- _GIVEN INFORMATION_:
** Begin **
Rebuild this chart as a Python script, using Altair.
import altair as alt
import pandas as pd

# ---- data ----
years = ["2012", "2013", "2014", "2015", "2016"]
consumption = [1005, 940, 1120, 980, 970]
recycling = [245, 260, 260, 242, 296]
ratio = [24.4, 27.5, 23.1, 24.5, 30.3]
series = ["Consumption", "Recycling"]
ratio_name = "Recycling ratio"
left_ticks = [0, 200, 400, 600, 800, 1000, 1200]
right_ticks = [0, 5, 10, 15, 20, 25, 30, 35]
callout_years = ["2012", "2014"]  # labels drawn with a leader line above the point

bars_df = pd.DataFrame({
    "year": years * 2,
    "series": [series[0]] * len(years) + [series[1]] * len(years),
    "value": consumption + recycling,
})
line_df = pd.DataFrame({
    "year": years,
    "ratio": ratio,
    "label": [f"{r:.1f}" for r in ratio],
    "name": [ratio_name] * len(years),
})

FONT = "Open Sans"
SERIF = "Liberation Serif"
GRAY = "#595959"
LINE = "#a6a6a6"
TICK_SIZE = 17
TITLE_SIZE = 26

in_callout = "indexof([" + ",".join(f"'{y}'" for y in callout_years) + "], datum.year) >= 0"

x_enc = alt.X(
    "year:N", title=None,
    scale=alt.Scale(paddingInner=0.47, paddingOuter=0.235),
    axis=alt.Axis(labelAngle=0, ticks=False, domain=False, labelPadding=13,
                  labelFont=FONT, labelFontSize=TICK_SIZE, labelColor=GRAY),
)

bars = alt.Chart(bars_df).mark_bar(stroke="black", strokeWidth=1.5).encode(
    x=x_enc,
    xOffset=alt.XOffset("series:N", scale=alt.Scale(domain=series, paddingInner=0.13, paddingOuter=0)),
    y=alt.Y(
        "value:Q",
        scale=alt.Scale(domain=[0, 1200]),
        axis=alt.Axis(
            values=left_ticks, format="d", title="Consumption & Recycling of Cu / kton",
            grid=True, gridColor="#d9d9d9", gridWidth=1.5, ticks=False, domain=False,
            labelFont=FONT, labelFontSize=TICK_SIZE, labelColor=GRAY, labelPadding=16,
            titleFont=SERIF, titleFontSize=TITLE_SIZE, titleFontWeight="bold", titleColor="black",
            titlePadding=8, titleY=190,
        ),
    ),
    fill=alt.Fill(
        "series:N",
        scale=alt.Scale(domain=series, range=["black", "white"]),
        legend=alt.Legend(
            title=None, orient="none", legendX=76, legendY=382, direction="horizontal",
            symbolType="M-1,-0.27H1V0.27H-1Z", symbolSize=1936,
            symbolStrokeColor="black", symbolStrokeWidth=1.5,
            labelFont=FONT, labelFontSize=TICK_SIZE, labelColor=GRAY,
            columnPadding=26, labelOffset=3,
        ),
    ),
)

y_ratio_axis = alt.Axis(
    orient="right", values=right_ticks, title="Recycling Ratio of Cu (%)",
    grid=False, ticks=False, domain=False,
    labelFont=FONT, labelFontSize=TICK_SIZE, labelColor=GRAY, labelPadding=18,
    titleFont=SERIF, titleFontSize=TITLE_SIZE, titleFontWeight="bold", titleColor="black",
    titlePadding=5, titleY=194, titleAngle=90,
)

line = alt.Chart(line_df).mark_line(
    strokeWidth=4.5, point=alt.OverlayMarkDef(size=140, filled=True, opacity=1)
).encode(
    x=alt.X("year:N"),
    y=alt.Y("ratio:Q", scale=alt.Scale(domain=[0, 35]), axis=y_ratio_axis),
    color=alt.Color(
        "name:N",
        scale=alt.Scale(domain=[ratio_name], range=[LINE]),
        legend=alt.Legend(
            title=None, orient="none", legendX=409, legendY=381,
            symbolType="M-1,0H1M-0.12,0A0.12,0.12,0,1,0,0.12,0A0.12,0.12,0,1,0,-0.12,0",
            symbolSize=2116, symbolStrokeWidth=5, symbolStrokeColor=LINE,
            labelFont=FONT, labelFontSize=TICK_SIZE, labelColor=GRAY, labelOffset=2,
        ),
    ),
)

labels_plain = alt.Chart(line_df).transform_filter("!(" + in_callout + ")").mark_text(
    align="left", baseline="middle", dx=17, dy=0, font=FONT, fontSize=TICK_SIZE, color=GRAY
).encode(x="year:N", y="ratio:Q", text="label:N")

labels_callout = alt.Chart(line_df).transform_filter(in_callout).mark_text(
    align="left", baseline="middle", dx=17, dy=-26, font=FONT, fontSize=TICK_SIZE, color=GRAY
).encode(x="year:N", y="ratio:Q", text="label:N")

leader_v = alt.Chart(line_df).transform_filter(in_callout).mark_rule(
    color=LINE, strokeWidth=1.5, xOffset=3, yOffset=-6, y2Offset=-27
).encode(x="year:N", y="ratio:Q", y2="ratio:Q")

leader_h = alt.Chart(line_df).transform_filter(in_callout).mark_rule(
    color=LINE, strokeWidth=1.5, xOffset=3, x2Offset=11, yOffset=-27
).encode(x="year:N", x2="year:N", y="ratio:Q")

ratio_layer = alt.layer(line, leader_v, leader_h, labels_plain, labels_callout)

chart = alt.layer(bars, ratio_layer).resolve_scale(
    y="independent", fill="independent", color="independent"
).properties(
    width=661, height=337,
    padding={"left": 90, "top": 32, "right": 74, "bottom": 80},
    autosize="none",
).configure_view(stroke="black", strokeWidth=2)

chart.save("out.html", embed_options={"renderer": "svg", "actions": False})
** End **
** Begin **
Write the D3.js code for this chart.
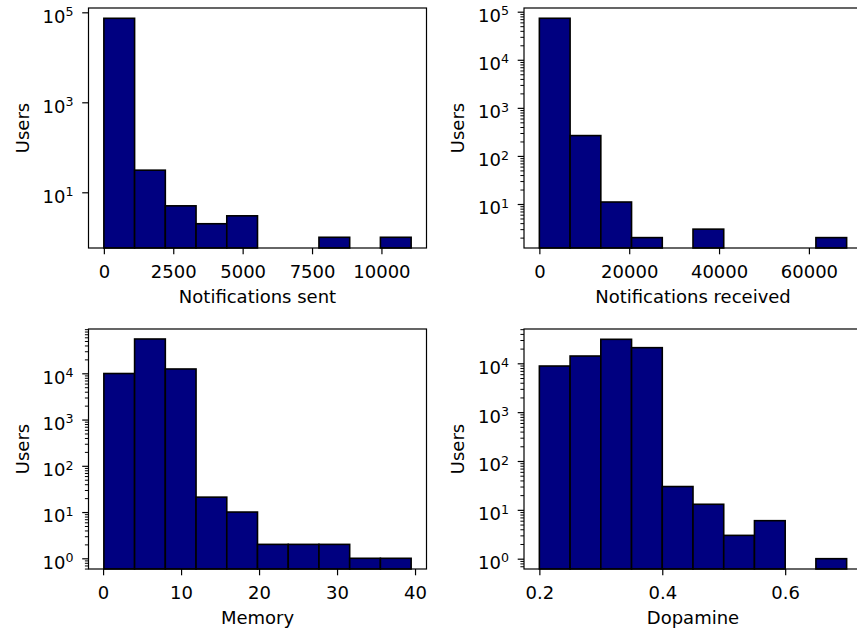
** End **
Copy verbatim the line that contains "Rebuild this chart", the line that contains "y in callout_years)", and all lines between them.

- _REPLY TO THE EXERCISE_:
Rebuild this chart as a Python script, using Altair.
import altair as alt
import pandas as pd

# ---- data ----
years = ["2012", "2013", "2014", "2015", "2016"]
consumption = [1005, 940, 1120, 980, 970]
recycling = [245, 260, 260, 242, 296]
ratio = [24.4, 27.5, 23.1, 24.5, 30.3]
series = ["Consumption", "Recycling"]
ratio_name = "Recycling ratio"
left_ticks = [0, 200, 400, 600, 800, 1000, 1200]
right_ticks = [0, 5, 10, 15, 20, 25, 30, 35]
callout_years = ["2012", "2014"]  # labels drawn with a leader line above the point

bars_df = pd.DataFrame({
    "year": years * 2,
    "series": [series[0]] * len(years) + [series[1]] * len(years),
    "value": consumption + recycling,
})
line_df = pd.DataFrame({
    "year": years,
    "ratio": ratio,
    "label": [f"{r:.1f}" for r in ratio],
    "name": [ratio_name] * len(years),
})

FONT = "Open Sans"
SERIF = "Liberation Serif"
GRAY = "#595959"
LINE = "#a6a6a6"
TICK_SIZE = 17
TITLE_SIZE = 26

in_callout = "indexof([" + ",".join(f"'{y}'" for y in callout_years) + "], datum.year) >= 0"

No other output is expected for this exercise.